» **EXERCISE DESCRIPTION**:
Include in the output exactly the lines from the opening of the data through the line containing "const rightTicks = [0,2,4,6,8,10,12];", and nothing more.

» **DATA SEGMENT**:
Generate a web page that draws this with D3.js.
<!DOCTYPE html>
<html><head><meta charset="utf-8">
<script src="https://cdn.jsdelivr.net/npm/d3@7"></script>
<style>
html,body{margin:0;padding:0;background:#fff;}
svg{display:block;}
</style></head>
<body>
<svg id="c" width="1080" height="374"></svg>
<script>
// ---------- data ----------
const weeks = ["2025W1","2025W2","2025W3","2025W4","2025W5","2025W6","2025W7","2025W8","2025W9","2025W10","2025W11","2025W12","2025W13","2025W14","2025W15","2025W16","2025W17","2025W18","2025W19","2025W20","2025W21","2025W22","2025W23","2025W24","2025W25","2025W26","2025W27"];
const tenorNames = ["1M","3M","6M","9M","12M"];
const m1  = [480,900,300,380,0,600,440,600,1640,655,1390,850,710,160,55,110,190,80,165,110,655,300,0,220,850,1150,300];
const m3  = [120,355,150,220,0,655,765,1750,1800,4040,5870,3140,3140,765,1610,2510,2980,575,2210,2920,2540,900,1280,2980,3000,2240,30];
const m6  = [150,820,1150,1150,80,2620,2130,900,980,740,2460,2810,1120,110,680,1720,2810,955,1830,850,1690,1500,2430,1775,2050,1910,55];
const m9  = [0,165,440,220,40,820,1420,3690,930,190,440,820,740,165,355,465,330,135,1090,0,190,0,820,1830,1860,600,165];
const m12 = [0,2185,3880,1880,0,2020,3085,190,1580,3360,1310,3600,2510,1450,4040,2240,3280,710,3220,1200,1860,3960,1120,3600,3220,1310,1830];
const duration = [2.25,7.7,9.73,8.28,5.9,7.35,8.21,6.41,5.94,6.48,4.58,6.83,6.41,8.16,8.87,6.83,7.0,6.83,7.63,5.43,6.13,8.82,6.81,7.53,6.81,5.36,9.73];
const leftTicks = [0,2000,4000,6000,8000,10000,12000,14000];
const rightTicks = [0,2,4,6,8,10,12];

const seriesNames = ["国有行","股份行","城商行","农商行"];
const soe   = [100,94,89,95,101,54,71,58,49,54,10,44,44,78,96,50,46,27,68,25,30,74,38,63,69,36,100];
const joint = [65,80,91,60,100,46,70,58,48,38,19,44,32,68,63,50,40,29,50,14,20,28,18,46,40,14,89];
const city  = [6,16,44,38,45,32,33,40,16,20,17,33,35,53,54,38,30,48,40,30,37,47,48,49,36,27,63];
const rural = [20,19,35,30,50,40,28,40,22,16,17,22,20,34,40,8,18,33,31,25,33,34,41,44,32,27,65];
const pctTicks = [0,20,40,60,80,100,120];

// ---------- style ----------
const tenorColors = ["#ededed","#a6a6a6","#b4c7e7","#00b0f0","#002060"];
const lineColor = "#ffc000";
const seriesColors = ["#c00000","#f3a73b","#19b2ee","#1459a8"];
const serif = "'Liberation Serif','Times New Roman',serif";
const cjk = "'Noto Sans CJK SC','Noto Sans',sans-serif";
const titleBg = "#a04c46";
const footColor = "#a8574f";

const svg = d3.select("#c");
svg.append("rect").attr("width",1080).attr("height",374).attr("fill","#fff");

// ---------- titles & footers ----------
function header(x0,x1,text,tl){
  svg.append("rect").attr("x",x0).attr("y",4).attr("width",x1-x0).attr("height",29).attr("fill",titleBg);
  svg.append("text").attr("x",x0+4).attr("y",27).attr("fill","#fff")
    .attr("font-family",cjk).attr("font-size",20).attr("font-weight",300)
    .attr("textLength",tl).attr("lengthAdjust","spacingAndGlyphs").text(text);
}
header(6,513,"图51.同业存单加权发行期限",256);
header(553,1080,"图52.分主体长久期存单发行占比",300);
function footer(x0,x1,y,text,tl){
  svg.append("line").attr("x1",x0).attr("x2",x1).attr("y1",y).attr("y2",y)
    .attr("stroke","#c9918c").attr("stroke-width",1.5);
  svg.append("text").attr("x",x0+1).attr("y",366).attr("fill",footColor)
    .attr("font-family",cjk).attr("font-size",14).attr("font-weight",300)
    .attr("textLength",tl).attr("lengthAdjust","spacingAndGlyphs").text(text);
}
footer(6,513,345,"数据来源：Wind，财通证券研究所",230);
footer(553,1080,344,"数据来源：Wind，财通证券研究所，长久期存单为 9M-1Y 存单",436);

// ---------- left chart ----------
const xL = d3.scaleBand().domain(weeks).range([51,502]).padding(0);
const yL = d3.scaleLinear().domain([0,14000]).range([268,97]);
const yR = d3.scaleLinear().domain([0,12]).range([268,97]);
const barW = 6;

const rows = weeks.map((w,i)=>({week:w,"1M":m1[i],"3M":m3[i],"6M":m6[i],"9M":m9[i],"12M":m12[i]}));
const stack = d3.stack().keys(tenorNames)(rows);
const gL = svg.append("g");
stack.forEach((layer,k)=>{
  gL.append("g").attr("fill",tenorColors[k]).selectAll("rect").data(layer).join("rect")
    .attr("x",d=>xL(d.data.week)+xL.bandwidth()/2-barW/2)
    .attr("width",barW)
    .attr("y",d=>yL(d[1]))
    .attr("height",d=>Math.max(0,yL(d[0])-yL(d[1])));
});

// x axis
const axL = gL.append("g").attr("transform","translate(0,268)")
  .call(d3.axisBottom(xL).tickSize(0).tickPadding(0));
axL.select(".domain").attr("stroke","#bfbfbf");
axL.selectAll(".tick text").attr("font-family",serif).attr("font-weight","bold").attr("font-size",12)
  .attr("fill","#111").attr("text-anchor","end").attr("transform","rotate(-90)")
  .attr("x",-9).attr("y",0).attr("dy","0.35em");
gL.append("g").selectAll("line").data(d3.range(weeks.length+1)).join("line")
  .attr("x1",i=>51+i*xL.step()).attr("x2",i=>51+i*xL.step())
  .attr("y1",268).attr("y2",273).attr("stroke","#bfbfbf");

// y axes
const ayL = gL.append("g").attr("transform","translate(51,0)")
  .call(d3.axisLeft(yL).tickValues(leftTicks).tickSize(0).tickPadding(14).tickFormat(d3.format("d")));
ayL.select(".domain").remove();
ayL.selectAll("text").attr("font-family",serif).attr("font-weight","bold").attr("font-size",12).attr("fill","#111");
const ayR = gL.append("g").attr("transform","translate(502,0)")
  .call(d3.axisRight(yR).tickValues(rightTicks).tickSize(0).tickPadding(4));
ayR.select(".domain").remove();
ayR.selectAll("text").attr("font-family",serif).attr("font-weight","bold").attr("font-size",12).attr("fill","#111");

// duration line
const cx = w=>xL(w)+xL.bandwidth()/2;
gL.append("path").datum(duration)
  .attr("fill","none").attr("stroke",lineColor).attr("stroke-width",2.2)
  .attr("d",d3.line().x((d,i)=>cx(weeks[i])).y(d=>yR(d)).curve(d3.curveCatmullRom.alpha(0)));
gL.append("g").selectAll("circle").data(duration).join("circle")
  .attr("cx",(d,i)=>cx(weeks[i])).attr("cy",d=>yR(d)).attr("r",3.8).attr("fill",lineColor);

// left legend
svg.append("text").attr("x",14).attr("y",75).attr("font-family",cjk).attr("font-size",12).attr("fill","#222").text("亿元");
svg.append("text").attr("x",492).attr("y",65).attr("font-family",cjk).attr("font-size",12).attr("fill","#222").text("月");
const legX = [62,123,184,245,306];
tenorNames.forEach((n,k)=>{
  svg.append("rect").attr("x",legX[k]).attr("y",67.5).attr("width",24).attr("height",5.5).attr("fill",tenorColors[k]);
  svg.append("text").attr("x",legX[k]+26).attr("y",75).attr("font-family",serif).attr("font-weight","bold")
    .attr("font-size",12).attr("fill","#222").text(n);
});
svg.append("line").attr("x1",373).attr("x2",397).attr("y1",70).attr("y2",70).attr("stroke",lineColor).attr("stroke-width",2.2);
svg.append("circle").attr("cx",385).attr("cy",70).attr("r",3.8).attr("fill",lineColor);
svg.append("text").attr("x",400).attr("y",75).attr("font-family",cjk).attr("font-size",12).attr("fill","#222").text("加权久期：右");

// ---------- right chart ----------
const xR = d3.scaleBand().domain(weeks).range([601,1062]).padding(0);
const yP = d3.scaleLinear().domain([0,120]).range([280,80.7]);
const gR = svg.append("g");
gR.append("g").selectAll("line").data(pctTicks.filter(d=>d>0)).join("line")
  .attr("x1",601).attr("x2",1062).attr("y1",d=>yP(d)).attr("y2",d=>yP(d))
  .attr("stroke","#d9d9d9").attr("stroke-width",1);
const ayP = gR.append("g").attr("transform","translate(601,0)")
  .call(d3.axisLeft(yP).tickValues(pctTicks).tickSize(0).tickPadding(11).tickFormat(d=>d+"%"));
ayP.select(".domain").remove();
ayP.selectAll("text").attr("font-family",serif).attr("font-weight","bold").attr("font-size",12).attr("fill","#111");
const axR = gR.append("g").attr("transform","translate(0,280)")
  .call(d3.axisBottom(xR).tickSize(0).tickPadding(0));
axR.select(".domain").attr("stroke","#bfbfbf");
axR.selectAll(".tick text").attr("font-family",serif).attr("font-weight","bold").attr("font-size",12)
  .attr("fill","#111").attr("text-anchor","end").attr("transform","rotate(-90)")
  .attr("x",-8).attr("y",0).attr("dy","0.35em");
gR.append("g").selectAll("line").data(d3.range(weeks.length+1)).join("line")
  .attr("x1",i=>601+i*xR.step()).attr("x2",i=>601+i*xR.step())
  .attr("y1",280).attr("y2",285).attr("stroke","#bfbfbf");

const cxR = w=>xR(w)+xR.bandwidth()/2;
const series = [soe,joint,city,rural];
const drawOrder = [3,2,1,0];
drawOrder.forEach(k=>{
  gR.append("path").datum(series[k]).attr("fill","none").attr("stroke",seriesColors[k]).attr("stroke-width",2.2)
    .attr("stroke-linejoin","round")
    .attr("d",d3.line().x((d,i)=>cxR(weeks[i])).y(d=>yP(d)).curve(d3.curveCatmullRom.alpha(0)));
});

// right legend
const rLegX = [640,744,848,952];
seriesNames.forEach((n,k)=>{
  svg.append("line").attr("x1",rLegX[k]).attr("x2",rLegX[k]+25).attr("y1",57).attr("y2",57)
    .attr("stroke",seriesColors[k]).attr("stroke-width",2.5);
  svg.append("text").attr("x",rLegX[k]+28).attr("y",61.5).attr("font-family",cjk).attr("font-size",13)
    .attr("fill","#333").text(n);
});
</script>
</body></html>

» **ANSWER FOR THE TASK**:
Generate a web page that draws this with D3.js.
<!DOCTYPE html>
<html><head><meta charset="utf-8">
<script src="https://cdn.jsdelivr.net/npm/d3@7"></script>
<style>
html,body{margin:0;padding:0;background:#fff;}
svg{display:block;}
</style></head>
<body>
<svg id="c" width="1080" height="374"></svg>
<script>
// ---------- data ----------
const weeks = ["2025W1","2025W2","2025W3","2025W4","2025W5","2025W6","2025W7","2025W8","2025W9","2025W10","2025W11","2025W12","2025W13","2025W14","2025W15","2025W16","2025W17","2025W18","2025W19","2025W20","2025W21","2025W22","2025W23","2025W24","2025W25","2025W26","2025W27"];
const tenorNames = ["1M","3M","6M","9M","12M"];
const m1  = [480,900,300,380,0,600,440,600,1640,655,1390,850,710,160,55,110,190,80,165,110,655,300,0,220,850,1150,300];
const m3  = [120,355,150,220,0,655,765,1750,1800,4040,5870,3140,3140,765,1610,2510,2980,575,2210,2920,2540,900,1280,2980,3000,2240,30];
const m6  = [150,820,1150,1150,80,2620,2130,900,980,740,2460,2810,1120,110,680,1720,2810,955,1830,850,1690,1500,2430,1775,2050,1910,55];
const m9  = [0,165,440,220,40,820,1420,3690,930,190,440,820,740,165,355,465,330,135,1090,0,190,0,820,1830,1860,600,165];
const m12 = [0,2185,3880,1880,0,2020,3085,190,1580,3360,1310,3600,2510,1450,4040,2240,3280,710,3220,1200,1860,3960,1120,3600,3220,1310,1830];
const duration = [2.25,7.7,9.73,8.28,5.9,7.35,8.21,6.41,5.94,6.48,4.58,6.83,6.41,8.16,8.87,6.83,7.0,6.83,7.63,5.43,6.13,8.82,6.81,7.53,6.81,5.36,9.73];
const leftTicks = [0,2000,4000,6000,8000,10000,12000,14000];
const rightTicks = [0,2,4,6,8,10,12];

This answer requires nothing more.